The Americas/Caribbean
- What is the franchise-specific law?
- The Brazilian government approved a new franchise law (Law 13,966/2019) (“New Franchise Law”) on December 26, 2019. It became effective on March 26, 2020 and revoked former Law 8,955/94.
- What is the disclosure period, if any?
- At least 10 days prior to the execution of any binding document (including a letter of intent) related to the franchise and/or receipt of any payment.
- Are there any required filings?
- International franchise agreements must be filed with and accepted by the Brazilian Patent and Trademark Office (the “Instituto Nacional da Propriedade Industrial” or “INPI”). After the INPI process is complete, an international franchise agreement needs also to be registered at the Central Bank of Brazil (BACEN).
- What are the penalties for failure to comply?
- Failure by Franchisor to supply the disclosure document at least 10 days prior to the execution of the agreement or payment by Franchisee entitles Franchisee to claim the franchise agreement to be void or voidable and to penalize Franchisor with the refund of all amounts paid by Franchisee.
- Other
- The franchise agreements that apply exclusively in Brazil must be in Brazilian Portuguese in clear and straightforward language. Electronic signatures are acceptable under local law.
- What is the franchise-specific law?
- Article 142 of the Mexican Industrial Property Law and corresponding regulations.
- What is the disclosure period, if any?
- At least 30 business days prior to entering into the franchise agreement.
- Are there any required filings?
- All trademark license agreements must be filed with the IMPI to be effective against the infringement of third parties.
- What are the penalties for failure to comply?
- Violations of disclosure requirements may result in:
- An administrative violation, which may result in fines, temporary or permanent closure of Franchisor’s business and administrative arrests for up to 36 hours. Fines are the most likely sanction to be assessed by IMPI.
- Voiding or rescission of the franchise agreement.
Violations of a franchise agreement may result in:- Civil claims for breach of contract seeking (i) specific performance or (ii) rescission of the franchise agreement with the injured party having standing to demand payment of direct damages and losses.
- IMPI using its limited injunctive relief to enjoin the breaching party from marketing certain products when the marketing constitute a violation of intellectual property rights, order the seizure of merchandise, or order the closure of a business
- Criminal remedies in connection with repeated violations of rights protected by the Industrial Property Law, forgery of trademarks to obtain illicit profits and disclosure of confidential information deemed to be an industrial secret.

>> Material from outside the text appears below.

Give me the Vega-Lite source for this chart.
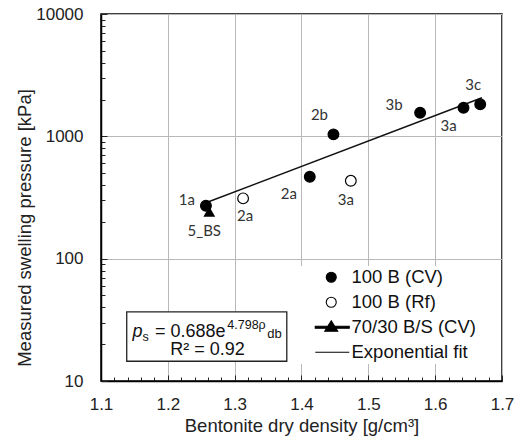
{
  "$schema": "https://vega.github.io/schema/vega-lite/v6.json",
  "width": 401,
  "height": 367,
  "autosize": "none",
  "padding": {"left": 101, "top": 14, "right": 24, "bottom": 63},
  "background": "white",
  "config": {
    "view": {"stroke": "black", "strokeWidth": 1.5},
    "axis": {
      "labelFont": "Liberation Sans",
      "labelFontSize": 17,
      "labelColor": "#222",
      "titleFont": "Liberation Sans",
      "titleFontSize": 18.5,
      "titleFontWeight": "normal",
      "titleColor": "#222",
      "domainColor": "black",
      "domainWidth": 1.5,
      "tickColor": "#222",
      "tickWidth": 1,
      "gridColor": "#b8b8b8",
      "gridWidth": 1
    }
  },
  "datasets": {
    "points": [
      {"id": "cv1a", "series": "100 B (CV)", "density": 1.257, "pressure": 271, "label": "1a"},
      {"id": "cv2a", "series": "100 B (CV)", "density": 1.4124, "pressure": 467, "label": "2a"},
      {"id": "cv2b", "series": "100 B (CV)", "density": 1.4478, "pressure": 1038, "label": "2b"},
      {"id": "cv3b", "series": "100 B (CV)", "density": 1.5775, "pressure": 1560, "label": "3b"},
      {"id": "cv3a", "series": "100 B (CV)", "density": 1.6424, "pressure": 1714, "label": "3a"},
      {"id": "cv3c", "series": "100 B (CV)", "density": 1.6674, "pressure": 1827, "label": "3c"},
      {"id": "rf2a", "series": "100 B (Rf)", "density": 1.3126, "pressure": 311, "label": "2a"},
      {"id": "rf3a", "series": "100 B (Rf)", "density": 1.4738, "pressure": 433, "label": "3a"},
      {"id": "bs5", "series": "70/30 B/S (CV)", "density": 1.262, "pressure": 242, "label": "5_BS"}
    ],
    "fit": [
      {"series": "Exponential fit", "density": 1.258, "pressure": 287.7},
      {"series": "Exponential fit", "density": 1.67, "pressure": 2067.0}
    ]
  },
  "resolve": {"axis": {"x": "independent", "y": "independent"}},
  "layer": [
    {
      "data": {"name": "points"},
      "encoding": {
        "x": {
          "field": "density", "type": "quantitative",
          "scale": {"domain": [1.1, 1.7], "nice": false, "zero": false},
          "axis": {
            "title": "Bentonite dry density [g/cm³]",
            "values": [1.1,1.12,1.14,1.16,1.18,1.2,1.22,1.24,1.26,1.28,1.3,1.32,1.34,1.36,1.38,1.4,1.42,1.44,1.46,1.48,1.5,1.52,1.54,1.56,1.58,1.6,1.62,1.64,1.66,1.68,1.7],
            "labelExpr": "abs(datum.value*10 - round(datum.value*10)) < 0.001 ? format(datum.value, '.1f') : ''",
            "gridOpacity": {"condition": {"test": "abs(datum.value*10 - round(datum.value*10)) < 0.001", "value": 1}, "value": 0},
            "tickSize": {"condition": {"test": "abs(datum.value*10 - round(datum.value*10)) < 0.001", "value": -6}, "value": -4},
            "labelPadding": 21,
            "labelFlush": false,
            "labelOverlap": false,
            "titleY": 35,
            "titleBaseline": "top"
          }
        },
        "y": {
          "field": "pressure", "type": "quantitative",
          "scale": {"type": "log", "domain": [10, 10000], "nice": false},
          "axis": {
            "title": "Measured swelling pressure [kPa]",
            "values": [10,20,30,40,50,60,70,80,90,100,200,300,400,500,600,700,800,900,1000,2000,3000,4000,5000,6000,7000,8000,9000,10000],
            "labelExpr": "indexof([10,100,1000,10000], datum.value) >= 0 ? '' + datum.value : ''",
            "gridOpacity": {"condition": {"test": "indexof([10,100,1000,10000], datum.value) >= 0", "value": 1}, "value": 0},
            "tickSize": {"condition": {"test": "indexof([10,100,1000,10000], datum.value) >= 0", "value": -6}, "value": -4},
            "labelPadding": 24,
            "labelFlush": false,
            "labelOverlap": false,
            "titleX": -77,
            "titleY": 213.5,
            "titleBaseline": "middle"
          }
        }
      },
      "layer": [
        {
          "data": {"name": "fit"},
          "mark": {"type": "line", "color": "#111", "strokeWidth": 1.5}
        },
        {
          "transform": [{"filter": "datum.id === 'bs5'"}],
          "mark": {"type": "point", "shape": "triangle-up", "filled": true, "color": "black", "size": 140, "opacity": 1}
        },
        {
          "transform": [{"filter": "datum.id !== 'bs5'"}],
          "mark": {"type": "point", "filled": true, "strokeWidth": 1.2, "size": 115, "opacity": 1},
          "encoding": {
            "shape": {
              "field": "series", "type": "nominal",
              "scale": {
                "domain": ["100 B (CV)", "100 B (Rf)", "70/30 B/S (CV)", "Exponential fit"],
                "range": ["circle", "circle", "M-3.2,-0.2H3.6V0.2H-3.2Z M0,-1.3L1.3,0.8L-1.3,0.8Z", "M-3.2,0H3.6"]
              },
              "legend": {
                "title": null, "orient": "none", "legendX": 195, "legendY": 252,
                "labelFont": "Liberation Sans", "labelFontSize": 18.5, "labelColor": "#111",
                "symbolSize": 100, "symbolStrokeWidth": 1.1, "symbolOffset": 24, "labelOffset": 11,
                "rowPadding": 6, "padding": 2, "fillColor": "white", "labelLimit": 300
              }
            },
            "fill": {
              "field": "series", "type": "nominal",
              "scale": {
                "domain": ["100 B (CV)", "100 B (Rf)", "70/30 B/S (CV)", "Exponential fit"],
                "range": ["black", "white", "black", "black"]
              },
              "legend": {
                "title": null, "orient": "none", "legendX": 195, "legendY": 252,
                "labelFont": "Liberation Sans", "labelFontSize": 18.5, "labelColor": "#111",
                "symbolSize": 100, "symbolStrokeWidth": 1.1, "symbolOffset": 24, "labelOffset": 11,
                "rowPadding": 6, "padding": 2, "fillColor": "white", "labelLimit": 300
              }
            },
            "stroke": {
              "field": "series", "type": "nominal",
              "scale": {
                "domain": ["100 B (CV)", "100 B (Rf)", "70/30 B/S (CV)", "Exponential fit"],
                "range": ["black", "black", "black", "black"]
              },
              "legend": {
                "title": null, "orient": "none", "legendX": 195, "legendY": 252,
                "labelFont": "Liberation Sans", "labelFontSize": 18.5, "labelColor": "#111",
                "symbolSize": 100, "symbolStrokeWidth": 1.1, "symbolOffset": 24, "labelOffset": 11,
                "rowPadding": 6, "padding": 2, "fillColor": "white", "labelLimit": 300
              }
            }
          }
        },
        {"transform": [{"filter": "datum.id === 'cv1a'"}], "mark": {"type": "text", "font": "Lato", "fontSize": 15, "color": "#333", "dx": -19, "dy": -6}, "encoding": {"text": {"field": "label"}}},
        {"transform": [{"filter": "datum.id === 'bs5'"}], "mark": {"type": "text", "font": "Lato", "fontSize": 15, "color": "#333", "dx": -5, "dy": 19}, "encoding": {"text": {"field": "label"}}},
        {"transform": [{"filter": "datum.id === 'rf2a'"}], "mark": {"type": "text", "font": "Lato", "fontSize": 15, "color": "#333", "dx": 2, "dy": 18}, "encoding": {"text": {"field": "label"}}},
        {"transform": [{"filter": "datum.id === 'cv2a'"}], "mark": {"type": "text", "font": "Lato", "fontSize": 15, "color": "#333", "dx": -21, "dy": 17}, "encoding": {"text": {"field": "label"}}},
        {"transform": [{"filter": "datum.id === 'cv2b'"}], "mark": {"type": "text", "font": "Lato", "fontSize": 15, "color": "#333", "dx": -14, "dy": -19}, "encoding": {"text": {"field": "label"}}},
        {"transform": [{"filter": "datum.id === 'rf3a'"}], "mark": {"type": "text", "font": "Lato", "fontSize": 15, "color": "#333", "dx": -5, "dy": 19}, "encoding": {"text": {"field": "label"}}},
        {"transform": [{"filter": "datum.id === 'cv3b'"}], "mark": {"type": "text", "font": "Lato", "fontSize": 15, "color": "#333", "dx": -26, "dy": -8}, "encoding": {"text": {"field": "label"}}},
        {"transform": [{"filter": "datum.id === 'cv3a'"}], "mark": {"type": "text", "font": "Lato", "fontSize": 15, "color": "#333", "dx": -15, "dy": 18}, "encoding": {"text": {"field": "label"}}},
        {"transform": [{"filter": "datum.id === 'cv3c'"}], "mark": {"type": "text", "font": "Lato", "fontSize": 15, "color": "#333", "dx": -7, "dy": -19}, "encoding": {"text": {"field": "label"}}}
      ]
    },
    {
      "data": {"values": [{}]},
      "mark": {"type": "rect", "fill": "white", "stroke": "#222", "strokeWidth": 1.3},
      "encoding": {
        "x": {"datum": 1.1385, "type": "quantitative", "axis": null},
        "x2": {"datum": 1.378},
        "y": {"datum": 36.8, "type": "quantitative", "axis": null},
        "y2": {"datum": 14.5}
      }
    },
    {
      "data": {"values": [{}]},
      "mark": {"type": "text", "font": "Liberation Sans", "fontSize": 18, "fontStyle": "italic", "color": "#111", "align": "left", "baseline": "alphabetic", "dx": -75.5, "dy": 0},
      "encoding": {"x": {"datum": 1.26, "type": "quantitative", "axis": null}, "y": {"datum": 23, "type": "quantitative", "axis": null}, "text": {"value": "p"}}
    },
    {
      "data": {"values": [{}]},
      "mark": {"type": "text", "font": "Liberation Sans", "fontSize": 12.5, "color": "#111", "align": "left", "baseline": "alphabetic", "dx": -65.5, "dy": 4},
      "encoding": {"x": {"datum": 1.26, "type": "quantitative", "axis": null}, "y": {"datum": 23, "type": "quantitative", "axis": null}, "text": {"value": "s"}}
    },
    {
      "data": {"values": [{}]},
      "mark": {"type": "text", "font": "Liberation Sans", "fontSize": 18, "color": "#111", "align": "left", "baseline": "alphabetic", "dx": -53, "dy": 0},
      "encoding": {"x": {"datum": 1.26, "type": "quantitative", "axis": null}, "y": {"datum": 23, "type": "quantitative", "axis": null}, "text": {"value": "= 0.688e"}}
    },
    {
      "data": {"values": [{}]},
      "mark": {"type": "text", "font": "Liberation Sans", "fontSize": 12.5, "color": "#111", "align": "left", "baseline": "alphabetic", "dx": 19.4, "dy": -8},
      "encoding": {"x": {"datum": 1.26, "type": "quantitative", "axis": null}, "y": {"datum": 23, "type": "quantitative", "axis": null}, "text": {"value": "4.798ρ"}}
    },
    {
      "data": {"values": [{}]},
      "mark": {"type": "text", "font": "Liberation Sans", "fontSize": 13, "color": "#111", "align": "left", "baseline": "alphabetic", "dx": 59.4, "dy": 1},
      "encoding": {"x": {"datum": 1.26, "type": "quantitative", "axis": null}, "y": {"datum": 23, "type": "quantitative", "axis": null}, "text": {"value": "db"}}
    },
    {
      "data": {"values": [{}]},
      "mark": {"type": "text", "font": "Liberation Sans", "fontSize": 18, "color": "#111", "align": "center", "baseline": "alphabetic", "dx": -0.5, "dy": 18.3},
      "encoding": {"x": {"datum": 1.26, "type": "quantitative", "axis": null}, "y": {"datum": 23, "type": "quantitative", "axis": null}, "text": {"value": "R² = 0.92"}}
    }
  ]
}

- What is the franchise-specific law?
- There is no franchise specific legislation in Trinidad and Tobago. Agreements are governed by common law principles by which the parties are virtually free to negotiate the terms of the contract, provided such terms are not in breach of public policy regarding restraint of trade. A foreign investor is free to enter into franchising agreements with local persons.
- Are there any required filings?
- In Trinidad, there are exchange control laws, however, these laws only apply in circumstances where foreign exchange is bought, sold, lent and/or borrowed. As a general matter, payment in foreign currency under a franchise agreement will not be in contravention of exchange control laws.
- Other
- Generally, royalty payments payable to non-resident franchisors will be subject to withholding tax in Trinidad. The rates are based on the country of residence of the franchisor and the applicable double taxation treaty (if any) between Trinidad and that country. In this case, there is a double taxation treaty between Trinidad and the United States. And, as a result, the withholding rate on royalties would be limited to 15 percent. It is usual or customary to include grossing up provisions where remittances are subject to withholding tax. Territory Visits by franchise management representatives - The issue of work permits will arise in relation to visits by franchisor representatives. The Immigration Act states that a foreign national could enter Trinidad and work for a period of thirty days in any twelve-month period. However, this is a one-time entry and is not counted in the aggregate, meaning that the foreign national cannot come on several trips over the said twelve-month period and stay thirty days in the aggregate.